A stallion speaking had no power to startle Shams. They glared
at each other with fine fierce rivalry, until she struck them both. “Just
exactly who is it who needs protecting?” She stepped from between them to face
the Grand Master. “I count my bargain won.”

“I do not.” The Hospitaller met her wrath with icy calm. “This
is not love; this is merely ownership. Bid the young pup choose.”

“What is there to choose?” demanded Shams. “I’ll be no lady’s
lapdog.”

“Would you be her lover?”

Shams stilled to stone, but stone that breathed. His eyes had
found Melisende of their own accord. Light had dawned in them; he whispered her
name.

Cold she might be, but she was a woman, and he was Shams al-Din.
She half raised a hand.

Ghazalah would not cling or beg. Shams was Shams again; the
rest did not matter. Much. Would it kill her father to lose his son to a
Christian?

He shivered. It was cold here for a naked man. He turned
away from Melisende. “Ghazalah,” he said. He sounded angry, or impatient, or
ready to weep. “Will you bear me away from here, or must I walk?”

“But—” she said. She had never felt so blankly stupid. “But
you—she—”

“She is not my sister.” He set his fists on his hips. “Well?”

She could have cried aloud. It was haughty, and it was Shams;
but it was most indubitably a choice.

The whole of her was there, full and rounded for her shaping.
Shams’ wonder was sweet, his gladness sweeter yet, though he masked it with
temper. In mounting he managed, for an instant, to embrace her.
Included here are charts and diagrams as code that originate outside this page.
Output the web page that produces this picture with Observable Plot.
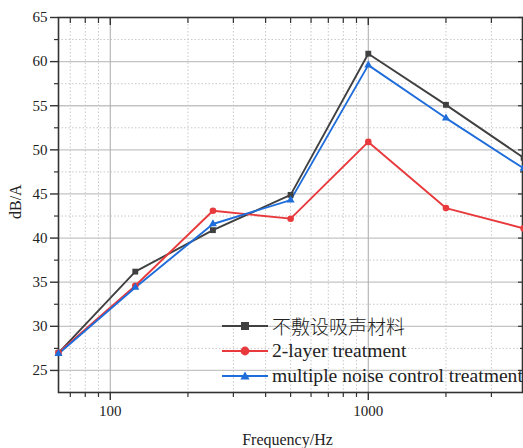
<!DOCTYPE html>
<html><head><meta charset="utf-8">
<script src="https://cdn.jsdelivr.net/npm/d3@7"></script>
<script src="https://cdn.jsdelivr.net/npm/@observablehq/plot@0.6"></script>
<style>
body{margin:0;background:#fff;}
#wrap{position:relative;width:523px;height:448px;overflow:hidden;}
#legend{position:absolute;left:222px;top:313px;font-family:"Liberation Serif","Times New Roman",serif;font-size:19.6px;color:#222;white-space:nowrap;}
#legend .row{height:25px;display:flex;align-items:center;}
#legend svg{margin-right:4px;flex:none;}
#legend .cjk{font-family:"Noto Sans CJK SC",sans-serif;font-size:19px;font-weight:300;}
</style></head><body><div id="wrap"></div>
<script>
const freqs = [63, 125, 250, 500, 1000, 2000, 4000];
const seriesNames = ["不敷设吸声材料", "2-layer treatment", "multiple noise control treatment"];
const untreated = [27, 36.2, 40.9, 44.9, 60.9, 55.1, 49.1];
const twoLayer = [27, 34.6, 43.1, 42.2, 50.9, 43.4, 41.1];
const multiple = [26.9, 34.4, 41.6, 44.3, 59.6, 53.6, 47.9];
const colors = ["#404040", "#e8393c", "#1f6ddb"];
const symbols = ["square", "circle", "triangle"];
const yMajor = [25, 30, 35, 40, 45, 50, 55, 60, 65];
const yMinor = [27.5, 32.5, 37.5, 42.5, 47.5, 52.5, 57.5, 62.5];
const xMajor = [100, 1000];
const xMinor = [70, 80, 90, 200, 300, 400, 500, 600, 700, 800, 900, 2000, 3000];
const xLabel = "Frequency/Hz";
const yLabel = "dB/A";

const values = [untreated, twoLayer, multiple];
const data = [];
seriesNames.forEach((s, i) => freqs.forEach((f, j) => data.push({series: s, freq: f, db: values[i][j]})));

const ax = "#333";
const chart = Plot.plot({
  width: 523, height: 448,
  marginLeft: 58, marginRight: 1, marginTop: 17, marginBottom: 56,
  style: {fontFamily: "'Liberation Serif','Times New Roman',serif", fontSize: "15px", color: "#222", background: "#fff", overflow: "visible"},
  x: {type: "log", domain: [63, 3960]},
  y: {domain: [22.5, 65]},
  color: {domain: seriesNames, range: colors},
  symbol: {domain: seriesNames, range: symbols},
  marks: [
    Plot.ruleY(yMajor.filter(d => d < 65), {stroke: "#c4c4c4", strokeWidth: 1.3}),
    Plot.ruleY(yMinor, {stroke: "#c8c8c8", strokeWidth: 1, strokeDasharray: "1.5,2"}),
    Plot.ruleX(xMinor, {stroke: "#c8c8c8", strokeWidth: 1, strokeDasharray: "1.5,2"}),
    Plot.ruleX(xMajor, {stroke: "#b0b0b0", strokeWidth: 1.1}),
    Plot.frame({stroke: ax, strokeWidth: 1.6}),
    Plot.axisY(yMajor, {anchor: "left", tickSize: 8, tickPadding: 3, stroke: ax, strokeWidth: 1.4, label: null, fontSize: 15}),
    Plot.axisY(yMinor, {anchor: "left", tickSize: 4, fill: "none", stroke: ax, strokeWidth: 1.2, label: null}),
    Plot.axisY(yMajor, {anchor: "right", tickSize: -5, fill: "none", stroke: ax, strokeWidth: 1.2, label: null}),
    Plot.axisY(yMinor, {anchor: "right", tickSize: -3, fill: "none", stroke: ax, strokeWidth: 1.2, label: null}),
    Plot.axisX(xMajor, {anchor: "bottom", tickSize: 8, tickPadding: 5, stroke: ax, strokeWidth: 1.4, label: null, tickFormat: d => String(d), fontSize: 15}),
    Plot.axisX(xMinor, {anchor: "bottom", tickSize: 5, fill: "none", stroke: ax, strokeWidth: 1.2, label: null}),
    Plot.axisX(xMajor, {anchor: "top", tickSize: -7, fill: "none", stroke: ax, strokeWidth: 1.4, label: null}),
    Plot.axisX(xMinor, {anchor: "top", tickSize: -5, fill: "none", stroke: ax, strokeWidth: 1.2, label: null}),
    Plot.line(data, {x: "freq", y: "db", z: "series", stroke: "series", strokeWidth: 1.9, clip: false}),
    Plot.dot(data, {x: "freq", y: "db", fill: "series", symbol: "series", r: d => d.series === seriesNames[2] ? 3.8 : 4.6, stroke: "none"}),
    Plot.text([xLabel], {frameAnchor: "bottom", dy: 52, dx: -3, fontSize: 16, fill: "#222"}),
    Plot.text([yLabel], {frameAnchor: "left", dx: -43, dy: 14, rotate: -90, fontSize: 16, fill: "#222"})
  ]
});
const wrap = document.getElementById("wrap");
wrap.appendChild(chart);

// legend
const legend = document.createElement("div");
legend.id = "legend";
const shapes = {
  square: c => `<rect x="19" y="2" width="8" height="8" fill="${c}"/>`,
  circle: c => `<circle cx="23" cy="6" r="4.4" fill="${c}"/>`,
  triangle: c => `<path d="M23,1.5 L27.6,9.5 L18.4,9.5 Z" fill="${c}"/>`
};
seriesNames.forEach((s, i) => {
  const row = document.createElement("div");
  row.className = "row";
  row.innerHTML = `<svg width="46" height="12"><line x1="0" y1="6" x2="46" y2="6" stroke="${colors[i]}" stroke-width="1.8"/>${shapes[symbols[i]](colors[i])}</svg><span class="${i === 0 ? "cjk" : ""}">${s}</span>`;
  legend.appendChild(row);
});
wrap.appendChild(legend);
</script></body></html>
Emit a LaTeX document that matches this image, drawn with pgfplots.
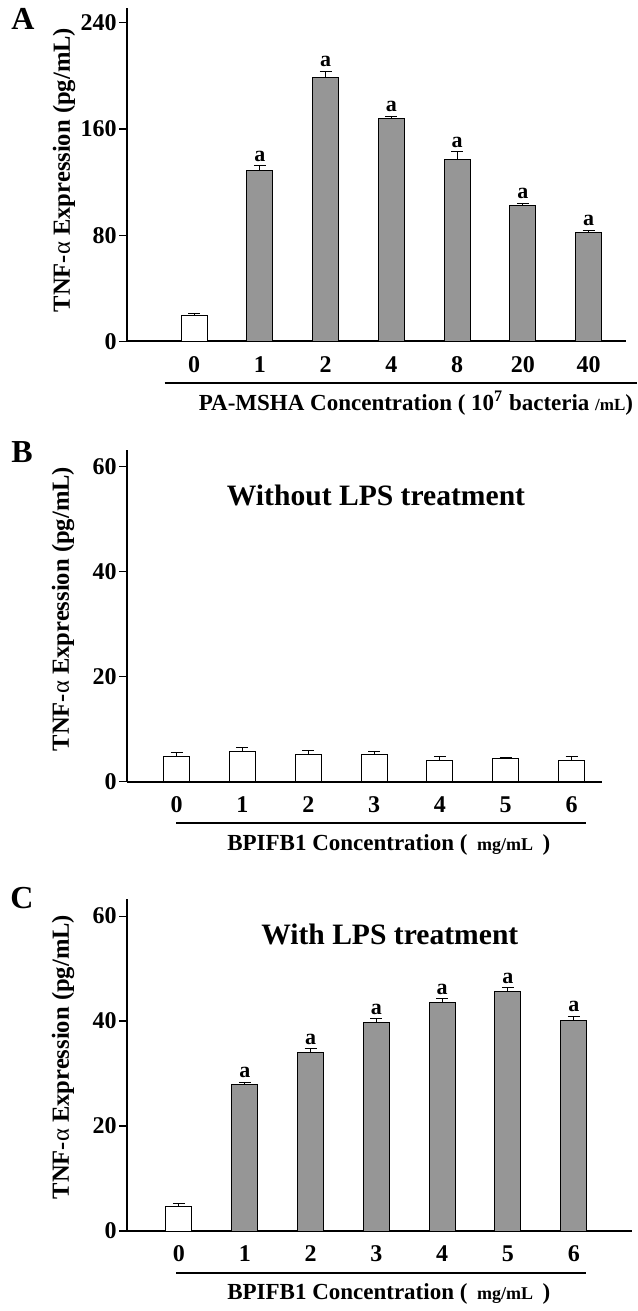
\documentclass[border=0pt]{standalone}
\usepackage{pgfplots}
\pgfplotsset{compat=1.18}
\usepackage{fontspec}
\setmainfont{Liberation Serif}
\definecolor{bargray}{RGB}{150,150,150}
\newcommand{\tl}{\fontsize{12}{14}\selectfont\bfseries}
\newcommand{\yl}{\fontsize{12.3}{14}\selectfont\bfseries}
\newcommand{\ttl}{\fontsize{14.8}{17}\selectfont\bfseries}
\newcommand{\letter}{\fontsize{16}{18}\selectfont\bfseries}
\pgfplotsset{
 panel/.style={
  scale only axis, anchor=south west,
  axis x line*=bottom, axis y line*=left,
  axis line style={line width=1pt},
  ymin=0,
  tick align=outside, major tick length=4pt,
  ytick style={line width=0.6pt, black},
  xtick style={draw=none},
  xtick={0,...,6},
  ticklabel style={font=\tl},
  /pgf/number format/assume math mode=true,
  xticklabel style={anchor=center, yshift=-7.5pt},
  yticklabel style={anchor=east, inner sep=0pt, xshift=-1pt},
  clip=false,
 },
 bars/.style={ybar, bar shift=0pt, bar width=13pt, draw=black, line width=0.5pt,
  error bars/y dir=plus, error bars/y explicit,
  error bars/error bar style={line width=0.5pt, black},
  error bars/error mark options={rotate=90, mark size=3pt, line width=0.5pt, black}},
 alab/.style={draw=none, mark=none, nodes near coords={a},
  nodes near coords style={anchor=south, inner sep=0pt, yshift=2pt, font=\fontsize{11}{12}\selectfont\bfseries}},
}
\begin{document}
\begin{tikzpicture}
\path[use as bounding box] (0,0) rectangle (318.5pt,-655.5pt);
% ---------------- Panel A
\begin{axis}[panel, at={(63.5pt,-170.65pt)}, width=249.3pt, height=166.5pt,
  xmin=-1.02, xmax=6.564, ymax=251,
  ytick={0,80,160,240},
  xticklabels={0,1,2,4,8,20,40}]
\addplot[bars, fill=white] coordinates {(0,19.5) += (0,1.7)};
\addplot[bars, fill=bargray] coordinates {
 (1,128.7) += (0,3.7)
 (2,198.9) += (0,4.5)
 (3,167.8) += (0,1.8)
 (4,137.0) += (0,5.7)
 (5,102.3) += (0,1.8)
 (6,81.8) += (0,1.7)};
\addplot[alab] coordinates {(1,132.4) (2,203.4) (3,169.6) (4,142.7) (5,104.1) (6,83.5)};
\end{axis}
\node[font=\letter] at (11.5pt,-9.5pt) {A};
\node[font=\yl, rotate=90] at (32pt,-85pt) {TNF-{\mdseries α} Expression (pg/mL)};
\draw[line width=1pt] (82.25pt,-191.35pt) -- (318.5pt,-191.35pt);
\node[font=\fontsize{11.5}{13}\selectfont\bfseries] at (208pt,-201.5pt) {PA-MSHA Concentration ( 10\textsuperscript{7} bacteria {\fontsize{8.5}{10}\selectfont /mL})};
% ---------------- Panel B
\begin{axis}[panel, at={(63.5pt,-390.85pt)}, width=237.3pt, height=165.85pt,
  xmin=-0.754, xmax=6.457, ymax=63.2,
  ytick={0,20,40,60},
  xticklabels={0,1,2,3,4,5,6}]
\addplot[bars, fill=white] coordinates {
 (0,4.83) += (0,0.76)
 (1,5.71) += (0,0.77)
 (2,5.27) += (0,0.70)
 (3,5.27) += (0,0.45)
 (4,4.13) += (0,0.70)
 (5,4.38) += (0,0.20)
 (6,4.13) += (0,0.70)};
\end{axis}
\node[font=\letter] at (11pt,-226.25pt) {B};
\node[font=\ttl] at (188pt,-247.5pt) {Without LPS treatment};
\node[font=\yl, rotate=90] at (31.5pt,-304.5pt) {TNF-{\mdseries α} Expression (pg/mL)};
\draw[line width=1pt] (88pt,-411.65pt) -- (292.9pt,-411.65pt);
\node[font=\fontsize{11.5}{13}\selectfont\bfseries] at (194.4pt,-422.5pt) {BPIFB1 Concentration ( \,{\fontsize{9}{10}\selectfont mg/mL}\, )};
% ---------------- Panel C
\begin{axis}[panel, at={(63.5pt,-615.5pt)}, width=252.5pt, height=165.85pt,
  xmin=-0.79, xmax=6.885, ymax=63.2,
  ytick={0,20,40,60},
  xticklabels={0,1,2,3,4,5,6}]
\addplot[bars, fill=white] coordinates {(0,4.76) += (0,0.51)};
\addplot[bars, fill=bargray] coordinates {
 (1,27.94) += (0,0.44)
 (2,34.10) += (0,0.63)
 (3,39.75) += (0,0.69)
 (4,43.56) += (0,0.69)
 (5,45.65) += (0,0.70)
 (6,40.19) += (0,0.76)};
\addplot[alab] coordinates {(1,28.38) (2,34.73) (3,40.44) (4,44.25) (5,46.35) (6,40.95)};
\end{axis}
\node[font=\letter] at (11pt,-449pt) {C};
\node[font=\ttl] at (194.9pt,-467pt) {With LPS treatment};
\node[font=\yl, rotate=90] at (31.5pt,-528.5pt) {TNF-{\mdseries α} Expression (pg/mL)};
\draw[line width=1pt] (88pt,-636.35pt) -- (292.9pt,-636.35pt);
\node[font=\fontsize{11.5}{13}\selectfont\bfseries] at (194.4pt,-647pt) {BPIFB1 Concentration ( \,{\fontsize{9}{10}\selectfont mg/mL}\, )};
\end{tikzpicture}
\end{document}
His weight made her complete. She danced: she could not help
it. No more could he help his gust of laughter.

She wheeled at the touch of hand and heel, and sprang into
flight. No one moved to stop them. One thing only of all that was there would
linger, and come back to her after in memory or in dreams: the Grand Master’s
face. It had not warmed or softened, and yet it bore no anger. It had lost no
more than it was willing to lose, and gained more perhaps than any Muslim knew.

An honorable enemy, an honorable battle; and a victory well
won.

o0o

The gate was open. Two sets of hooves woke the echoes beneath
it. They burst into sunlight and clean air and stones that bore no taint of
Christian magic.

But of Muslim magic, enough and more than enough. Ghazalah
had half expected the rising of the whirlwind. Shams shouted his astonishment.

Cairo embraced them with a mother’s arms. They breathed its
blessed air; they turned their faces to its blessed, brazen sky.

Not so blessed the place in which they found themselves.
Sunlight altered it. The grass was searingly green, the roses red as blood.